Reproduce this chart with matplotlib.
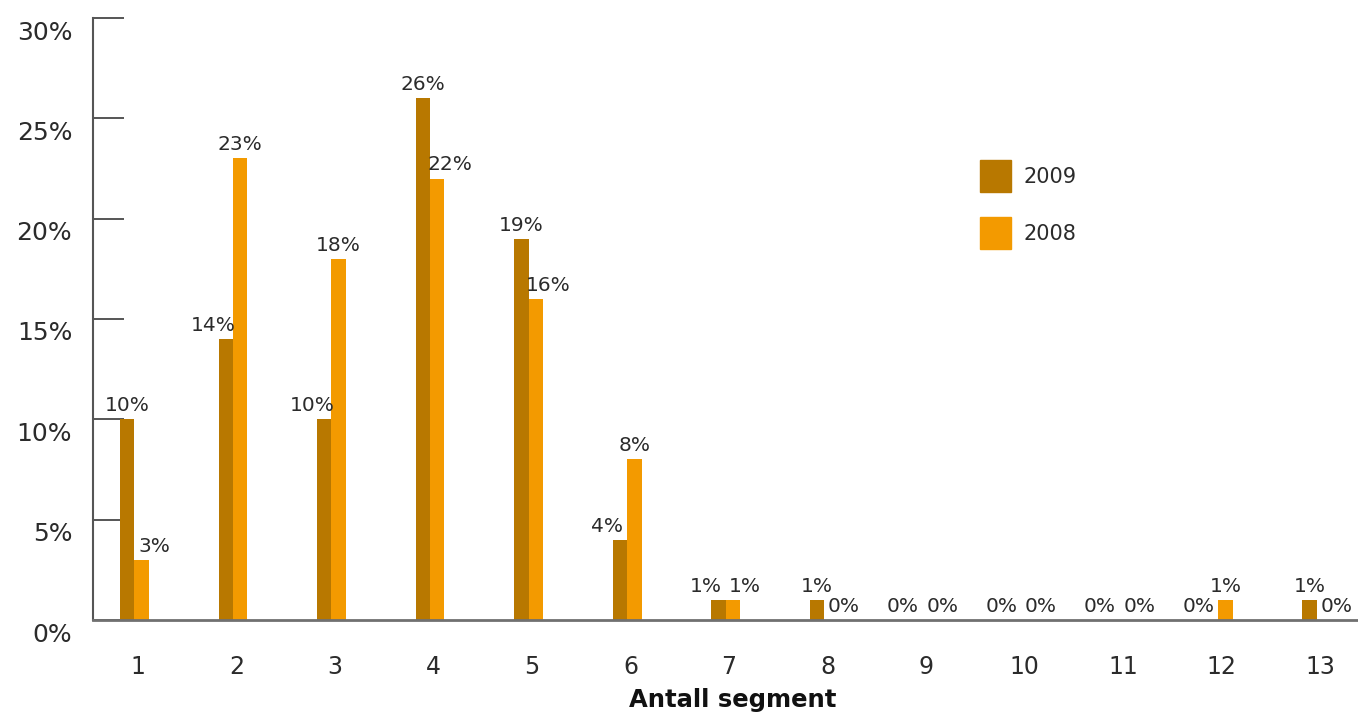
import numpy as np
import matplotlib
matplotlib.use("Agg")
import matplotlib.pyplot as plt
import matplotlib.transforms as mtransforms
from matplotlib.patches import Patch

plt.rcParams['font.family'] = ['DejaVu Sans']

# andel per antall segment
segmenter = [1, 2, 3, 4, 5, 6, 7, 8, 9, 10, 11, 12, 13]
andel_2009 = [10, 14, 10, 26, 19, 4, 1, 1, 0, 0, 0, 0, 1]
andel_2008 = [3, 23, 18, 22, 16, 8, 1, 0, 0, 0, 0, 1, 0]
y_ticks = [0, 5, 10, 15, 20, 25, 30]

farge_2009 = '#B87800'
farge_2008 = '#F39A00'
tekst = '#2b2b2b'

fig = plt.figure(figsize=(13.58, 7.13), dpi=100)
ax = fig.add_axes([93 / 1358, 93 / 713, 1 - 93 / 1358, (620 - 18) / 713])

x = np.array(segmenter, dtype=float)
w = 0.147
ax.bar(x - w, andel_2009, width=w, align='edge', color=farge_2009, zorder=2)
ax.bar(x, andel_2008, width=w, align='edge', color=farge_2008, zorder=2)

# verdietiketter: høyeste søyle i paret får etiketten midt over,
# den laveste skyves litt utover
for xi, v09, v08 in zip(x, andel_2009, andel_2008):
    dx09 = 0 if v09 > v08 else -9
    dx08 = 0 if v08 > v09 else 9
    ax.annotate(f"{v09}%", (xi - w / 2, v09), xytext=(dx09, 3), textcoords='offset points',
                ha='center', va='bottom', fontsize=14.5, color=tekst)
    ax.annotate(f"{v08}%", (xi + w / 2, v08), xytext=(dx08, 3), textcoords='offset points',
                ha='center', va='bottom', fontsize=14.5, color=tekst)

ax.set_xlim(0.579, 13.42)
ax.set_ylim(0, 30)
ax.set_yticks(y_ticks)
ax.set_yticklabels([f"{t}%" for t in y_ticks])
ax.set_xticks(x + 0.035)
ax.set_xticklabels([str(s) for s in segmenter])

ax.tick_params(axis='y', direction='in', length=22, width=1.4, color='#555555',
               labelsize=18, pad=15, labelcolor=tekst)
ax.tick_params(axis='x', length=0, labelsize=17, pad=25, labelcolor=tekst)

# prosentetikettene står litt under strekene
ned = mtransforms.ScaledTranslation(0, -12 / 100, fig.dpi_scale_trans)
for lab in ax.get_yticklabels():
    lab.set_transform(lab.get_transform() + ned)

for side in ['top', 'right']:
    ax.spines[side].set_visible(False)
ax.spines['left'].set_color('#555555')
ax.spines['left'].set_linewidth(1.5)
ax.spines['bottom'].set_color('#707070')
ax.spines['bottom'].set_linewidth(2)

ax.set_xlabel("Antall segment", fontsize=17.5, fontweight='bold', color='#111111')
ax.xaxis.set_label_coords(0.506, -0.113)

handles = [Patch(color=farge_2009), Patch(color=farge_2008)]
fig.legend(handles, ['2009', '2008'], loc='upper left',
           bbox_to_anchor=(980 / 1358, 1 - 160 / 713), bbox_transform=fig.transFigure,
           frameon=False, fontsize=15, borderpad=0, borderaxespad=0, labelcolor=tekst,
           handlelength=1.47, handleheight=2.0, handletextpad=0.6, labelspacing=1.2)

fig.savefig("out.png", dpi=100)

| REQUIREMENTS |
Return the listing above word for word, with the pictures removed.

| RESPONSE FOR THIS EXERCISE |
Reproduce this chart with matplotlib.
import numpy as np
import matplotlib
matplotlib.use("Agg")
import matplotlib.pyplot as plt
import matplotlib.transforms as mtransforms
from matplotlib.patches import Patch

plt.rcParams['font.family'] = ['DejaVu Sans']

# andel per antall segment
segmenter = [1, 2, 3, 4, 5, 6, 7, 8, 9, 10, 11, 12, 13]
andel_2009 = [10, 14, 10, 26, 19, 4, 1, 1, 0, 0, 0, 0, 1]
andel_2008 = [3, 23, 18, 22, 16, 8, 1, 0, 0, 0, 0, 1, 0]
y_ticks = [0, 5, 10, 15, 20, 25, 30]

farge_2009 = '#B87800'
farge_2008 = '#F39A00'
tekst = '#2b2b2b'

fig = plt.figure(figsize=(13.58, 7.13), dpi=100)
ax = fig.add_axes([93 / 1358, 93 / 713, 1 - 93 / 1358, (620 - 18) / 713])

x = np.array(segmenter, dtype=float)
w = 0.147
ax.bar(x - w, andel_2009, width=w, align='edge', color=farge_2009, zorder=2)
ax.bar(x, andel_2008, width=w, align='edge', color=farge_2008, zorder=2)

# verdietiketter: høyeste søyle i paret får etiketten midt over,
# den laveste skyves litt utover
for xi, v09, v08 in zip(x, andel_2009, andel_2008):
    dx09 = 0 if v09 > v08 else -9
    dx08 = 0 if v08 > v09 else 9
    ax.annotate(f"{v09}%", (xi - w / 2, v09), xytext=(dx09, 3), textcoords='offset points',
                ha='center', va='bottom', fontsize=14.5, color=tekst)
    ax.annotate(f"{v08}%", (xi + w / 2, v08), xytext=(dx08, 3), textcoords='offset points',
                ha='center', va='bottom', fontsize=14.5, color=tekst)

ax.set_xlim(0.579, 13.42)
ax.set_ylim(0, 30)
ax.set_yticks(y_ticks)
ax.set_yticklabels([f"{t}%" for t in y_ticks])
ax.set_xticks(x + 0.035)
ax.set_xticklabels([str(s) for s in segmenter])

ax.tick_params(axis='y', direction='in', length=22, width=1.4, color='#555555',
               labelsize=18, pad=15, labelcolor=tekst)
ax.tick_params(axis='x', length=0, labelsize=17, pad=25, labelcolor=tekst)

# prosentetikettene står litt under strekene
ned = mtransforms.ScaledTranslation(0, -12 / 100, fig.dpi_scale_trans)
for lab in ax.get_yticklabels():
    lab.set_transform(lab.get_transform() + ned)

for side in ['top', 'right']:
    ax.spines[side].set_visible(False)
ax.spines['left'].set_color('#555555')
ax.spines['left'].set_linewidth(1.5)
ax.spines['bottom'].set_color('#707070')
ax.spines['bottom'].set_linewidth(2)

ax.set_xlabel("Antall segment", fontsize=17.5, fontweight='bold', color='#111111')
ax.xaxis.set_label_coords(0.506, -0.113)

handles = [Patch(color=farge_2009), Patch(color=farge_2008)]
fig.legend(handles, ['2009', '2008'], loc='upper left',
           bbox_to_anchor=(980 / 1358, 1 - 160 / 713), bbox_transform=fig.transFigure,
           frameon=False, fontsize=15, borderpad=0, borderaxespad=0, labelcolor=tekst,
           handlelength=1.47, handleheight=2.0, handletextpad=0.6, labelspacing=1.2)

fig.savefig("out.png", dpi=100)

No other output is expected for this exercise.